STAR in twenty seconds
Situation: the context, in one or two sentences. Task: what you were responsible for. Action: what you actually did, step by step. Result: what happened, ideally with a number. It works because it forces evidence over opinion - instead of claiming you're organised, you prove it with a story.
Tip 1 - Choose stories with genuine stakes
A STAR answer is only as strong as the story inside it. Pick situations where something could realistically have gone wrong: a deadline at risk, a conflict, a failure you turned around. “Everything went smoothly” stories give the interviewer nothing to score.
Tip 2 - Spend 80% on Action and Result
The classic mistake is a two-minute scene-setting Situation followed by a rushed “…so I fixed it.” Invert it: two sentences of context, then the detail where the evidence lives - what you did, why you chose that approach, what it changed. The interviewer is hiring your actions, not your circumstances.
Tip 3 - Keep the “I” in teamwork
“We shipped the project” tells the interviewer nothing about you. Credit the team honestly, but be specific about your slice: “My part was renegotiating the timeline with the client while the team re-scoped the build.” If you can't name your individual contribution, choose a different story.
Tip 4 - Quantify the Result (then add the lesson)
Numbers make results real: “cut waiting times by a third,” “raised £2,400,” “onboarded three new starters in a month.” No metric available? Use scale or consequence - “the client renewed for a second year.” Then close with one sentence on what you'd repeat or do differently; it turns a war story into evidence that you learn.

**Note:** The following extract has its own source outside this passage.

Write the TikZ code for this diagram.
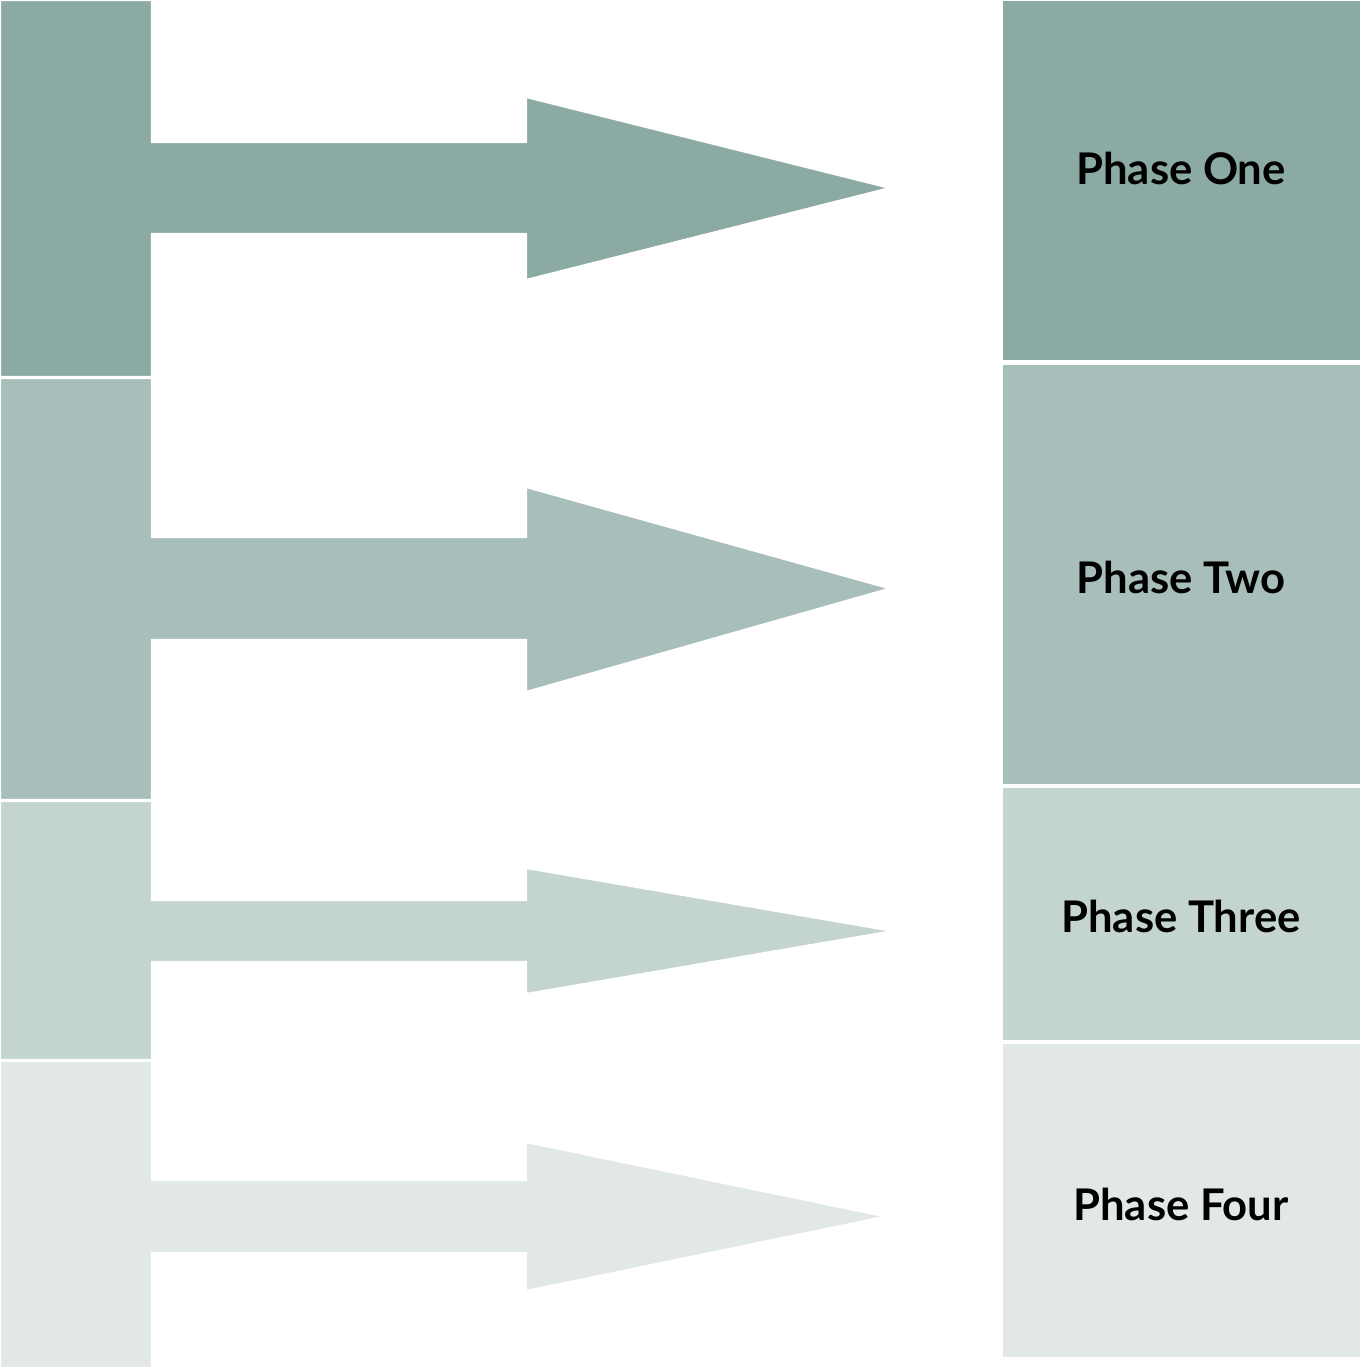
\documentclass[tikz,border=0pt]{standalone}
\usepackage{fontspec}
\setmainfont{Lato}
\definecolor{phaseA}{HTML}{8AAAA3}
\definecolor{phaseB}{HTML}{A7BEBA}
\definecolor{phaseC}{HTML}{C4D4D0}
\definecolor{phaseD}{HTML}{E2E8E7}
\begin{document}
\begin{tikzpicture}[
        x=0.01cm,
        y=-0.01cm,
        line join=miter,
        edge/.style={draw=white, line width=0.6pt},
        phase/.style={font=\bfseries\fontsize{12.4}{15}\selectfont, text=black, inner sep=0pt},
    ]
    
    % 画布尺寸（像素坐标）
    \useasboundingbox (0,0) rectangle (1361,1368);
    
    % 参数
    \def\W{152}   % 左侧竖条宽度
    \def\S{526}   % 箭杆终点
    
    % ---- 左侧竖条 + 箭头 ----
    \foreach \c/\ya/\yb/\sa/\sb/\ha/\hb/\tx in {
        phaseA/0/377/142/234/97/280/890,
        phaseB/378/800/537/640/487/692/890,
        phaseC/801/1060/900/962/868/994/893,
        phaseD/1061/1368/1180/1253/1142/1291/886}
    {
        \filldraw[fill=\c, edge]
            (0,\ya) -- (\W,\ya) -- (\W,\sa) -- (\S,\sa) -- (\S,\ha)
            -- (\tx,{(\sa+\sb)/2}) -- (\S,\hb) -- (\S,\sb) -- (\W,\sb)
            -- (\W,\yb) -- (0,\yb) -- cycle;
    }
    
    % ---- 右侧方块 ----
    \filldraw[fill=phaseA, edge] (1002,0) rectangle (1361,361);
    \filldraw[fill=phaseB, edge] (1002,364) rectangle (1361,785);
    \filldraw[fill=phaseC, edge] (1002,787) rectangle (1361,1041);
    \filldraw[fill=phaseD, edge] (1002,1043) rectangle (1361,1358);
    
    % 标签
    \node[phase] (one)   at (1181,168)  {Phase One};
    \node[phase] (two)   at (1181,577)  {Phase Two};
    \node[phase] (three) at (1181,916)  {Phase Three};
    \node[phase] (four)  at (1181,1204) {Phase Four};
    
\end{tikzpicture}
\end{document}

Tip 5 - Rehearse the stories, not a script
Memorised answers collapse the moment a question is worded differently. Instead, know your six to eight stories cold - the facts, your actions, the numbers - and practise assembling them aloud against varied questions. That flexibility is exactly what live practice with an AI copilot builds: unpredictable questions, instant model answers, repetition without a favour owed.
A worked example
“Tell me about a time you handled a tight deadline.”

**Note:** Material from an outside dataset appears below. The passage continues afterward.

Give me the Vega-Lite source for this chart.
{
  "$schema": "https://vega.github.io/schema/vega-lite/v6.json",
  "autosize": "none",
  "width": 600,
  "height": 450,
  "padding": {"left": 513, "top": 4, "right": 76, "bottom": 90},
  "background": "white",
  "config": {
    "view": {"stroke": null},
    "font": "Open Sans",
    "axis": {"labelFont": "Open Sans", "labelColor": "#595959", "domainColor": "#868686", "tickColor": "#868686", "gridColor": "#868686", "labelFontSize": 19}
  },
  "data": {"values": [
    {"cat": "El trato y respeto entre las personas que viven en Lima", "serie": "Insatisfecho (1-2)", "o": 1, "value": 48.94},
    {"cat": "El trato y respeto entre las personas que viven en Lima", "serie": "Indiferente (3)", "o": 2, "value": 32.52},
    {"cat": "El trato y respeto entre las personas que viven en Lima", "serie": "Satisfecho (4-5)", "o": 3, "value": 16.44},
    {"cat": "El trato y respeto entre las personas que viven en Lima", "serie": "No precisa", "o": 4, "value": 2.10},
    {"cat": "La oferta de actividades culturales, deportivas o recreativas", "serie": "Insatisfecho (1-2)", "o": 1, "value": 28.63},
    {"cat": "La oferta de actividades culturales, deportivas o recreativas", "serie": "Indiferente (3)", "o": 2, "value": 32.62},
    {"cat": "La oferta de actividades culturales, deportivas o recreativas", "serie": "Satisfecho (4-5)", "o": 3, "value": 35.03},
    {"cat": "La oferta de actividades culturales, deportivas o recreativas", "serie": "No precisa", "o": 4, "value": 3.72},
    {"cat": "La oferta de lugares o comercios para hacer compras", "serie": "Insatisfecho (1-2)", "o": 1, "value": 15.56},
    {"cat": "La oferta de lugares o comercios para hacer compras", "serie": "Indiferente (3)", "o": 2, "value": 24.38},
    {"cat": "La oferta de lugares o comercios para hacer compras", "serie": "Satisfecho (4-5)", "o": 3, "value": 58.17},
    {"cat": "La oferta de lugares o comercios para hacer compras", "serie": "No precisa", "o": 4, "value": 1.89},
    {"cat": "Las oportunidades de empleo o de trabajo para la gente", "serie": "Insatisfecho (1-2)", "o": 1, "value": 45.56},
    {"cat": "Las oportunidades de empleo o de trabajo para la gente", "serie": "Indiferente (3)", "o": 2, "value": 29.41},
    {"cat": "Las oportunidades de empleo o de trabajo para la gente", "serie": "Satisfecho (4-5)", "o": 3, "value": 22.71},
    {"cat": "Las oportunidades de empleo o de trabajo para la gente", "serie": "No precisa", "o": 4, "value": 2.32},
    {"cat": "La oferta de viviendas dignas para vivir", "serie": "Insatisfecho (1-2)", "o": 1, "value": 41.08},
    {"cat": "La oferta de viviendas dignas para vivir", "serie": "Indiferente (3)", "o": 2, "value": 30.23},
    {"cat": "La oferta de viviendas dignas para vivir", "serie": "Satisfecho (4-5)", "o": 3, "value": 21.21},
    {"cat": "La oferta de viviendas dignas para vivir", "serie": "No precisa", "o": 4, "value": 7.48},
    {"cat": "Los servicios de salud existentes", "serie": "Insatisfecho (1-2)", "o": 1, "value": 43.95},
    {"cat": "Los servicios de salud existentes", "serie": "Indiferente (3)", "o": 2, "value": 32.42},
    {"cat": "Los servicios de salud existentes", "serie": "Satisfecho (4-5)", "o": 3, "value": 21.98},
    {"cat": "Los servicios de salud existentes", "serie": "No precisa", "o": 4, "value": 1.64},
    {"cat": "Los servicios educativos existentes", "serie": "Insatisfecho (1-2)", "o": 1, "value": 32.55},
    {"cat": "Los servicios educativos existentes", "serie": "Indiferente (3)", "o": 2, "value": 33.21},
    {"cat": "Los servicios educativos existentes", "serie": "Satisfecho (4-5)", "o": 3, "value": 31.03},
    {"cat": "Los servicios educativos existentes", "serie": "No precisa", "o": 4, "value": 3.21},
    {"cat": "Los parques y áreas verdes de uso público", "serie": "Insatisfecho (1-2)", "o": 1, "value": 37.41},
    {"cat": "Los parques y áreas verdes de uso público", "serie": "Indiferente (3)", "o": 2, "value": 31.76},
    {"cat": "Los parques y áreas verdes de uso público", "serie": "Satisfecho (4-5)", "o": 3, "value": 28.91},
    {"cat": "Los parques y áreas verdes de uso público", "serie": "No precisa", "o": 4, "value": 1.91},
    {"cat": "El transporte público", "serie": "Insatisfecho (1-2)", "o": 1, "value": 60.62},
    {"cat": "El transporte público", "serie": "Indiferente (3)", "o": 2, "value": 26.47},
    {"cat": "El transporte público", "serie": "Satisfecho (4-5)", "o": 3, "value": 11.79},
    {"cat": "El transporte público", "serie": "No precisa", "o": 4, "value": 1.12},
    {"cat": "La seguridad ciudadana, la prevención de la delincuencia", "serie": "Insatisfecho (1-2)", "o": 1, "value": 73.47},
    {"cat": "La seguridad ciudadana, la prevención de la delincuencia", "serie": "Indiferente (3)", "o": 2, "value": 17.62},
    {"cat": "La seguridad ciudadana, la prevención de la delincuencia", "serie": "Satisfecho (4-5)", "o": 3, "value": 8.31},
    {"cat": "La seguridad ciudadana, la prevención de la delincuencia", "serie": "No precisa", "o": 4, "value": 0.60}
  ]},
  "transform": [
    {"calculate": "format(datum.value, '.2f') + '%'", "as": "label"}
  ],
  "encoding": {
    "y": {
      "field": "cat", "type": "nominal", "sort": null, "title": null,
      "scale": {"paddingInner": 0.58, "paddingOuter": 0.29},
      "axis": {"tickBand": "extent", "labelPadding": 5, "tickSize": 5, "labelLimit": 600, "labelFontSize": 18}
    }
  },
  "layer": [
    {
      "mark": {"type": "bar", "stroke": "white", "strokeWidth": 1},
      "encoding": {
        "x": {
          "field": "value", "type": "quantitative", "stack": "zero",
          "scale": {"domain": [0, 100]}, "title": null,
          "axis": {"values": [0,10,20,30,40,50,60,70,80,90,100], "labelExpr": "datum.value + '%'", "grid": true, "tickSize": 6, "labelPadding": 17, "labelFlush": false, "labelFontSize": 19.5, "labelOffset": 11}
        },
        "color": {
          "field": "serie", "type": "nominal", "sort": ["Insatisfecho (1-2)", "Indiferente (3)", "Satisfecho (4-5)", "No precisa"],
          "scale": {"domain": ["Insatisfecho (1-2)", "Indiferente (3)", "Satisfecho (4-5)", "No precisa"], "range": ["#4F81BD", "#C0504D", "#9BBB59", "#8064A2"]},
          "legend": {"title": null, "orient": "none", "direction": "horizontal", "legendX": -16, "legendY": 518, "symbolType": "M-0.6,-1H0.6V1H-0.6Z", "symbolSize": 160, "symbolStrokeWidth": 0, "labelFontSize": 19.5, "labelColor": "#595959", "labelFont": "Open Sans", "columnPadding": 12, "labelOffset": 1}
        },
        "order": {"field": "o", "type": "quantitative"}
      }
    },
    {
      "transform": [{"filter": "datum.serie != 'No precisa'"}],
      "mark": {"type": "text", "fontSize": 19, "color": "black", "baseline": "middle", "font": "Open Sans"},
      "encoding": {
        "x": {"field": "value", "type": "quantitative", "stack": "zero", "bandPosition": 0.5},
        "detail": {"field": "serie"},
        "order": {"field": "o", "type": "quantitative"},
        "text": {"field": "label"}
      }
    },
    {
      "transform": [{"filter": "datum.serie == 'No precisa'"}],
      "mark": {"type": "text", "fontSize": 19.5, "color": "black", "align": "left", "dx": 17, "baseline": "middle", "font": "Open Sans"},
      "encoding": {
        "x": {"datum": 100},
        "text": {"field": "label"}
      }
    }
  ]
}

S: “In my retail job last year, our store manager went off sick two days before a regional stock audit.” T: “As senior assistant, I had to get us audit-ready without authority over the rota.” A: “I broke the checklist into three zones, matched each to a colleague's usual section so nobody needed retraining, negotiated two shift swaps personally, and ran a 15-minute walkthrough each evening to catch gaps early.” R: “We passed with 96% - the store's best score that year - and the manager adopted the zone checklist permanently. It taught me that influence beats authority when you make the plan easy to say yes to.”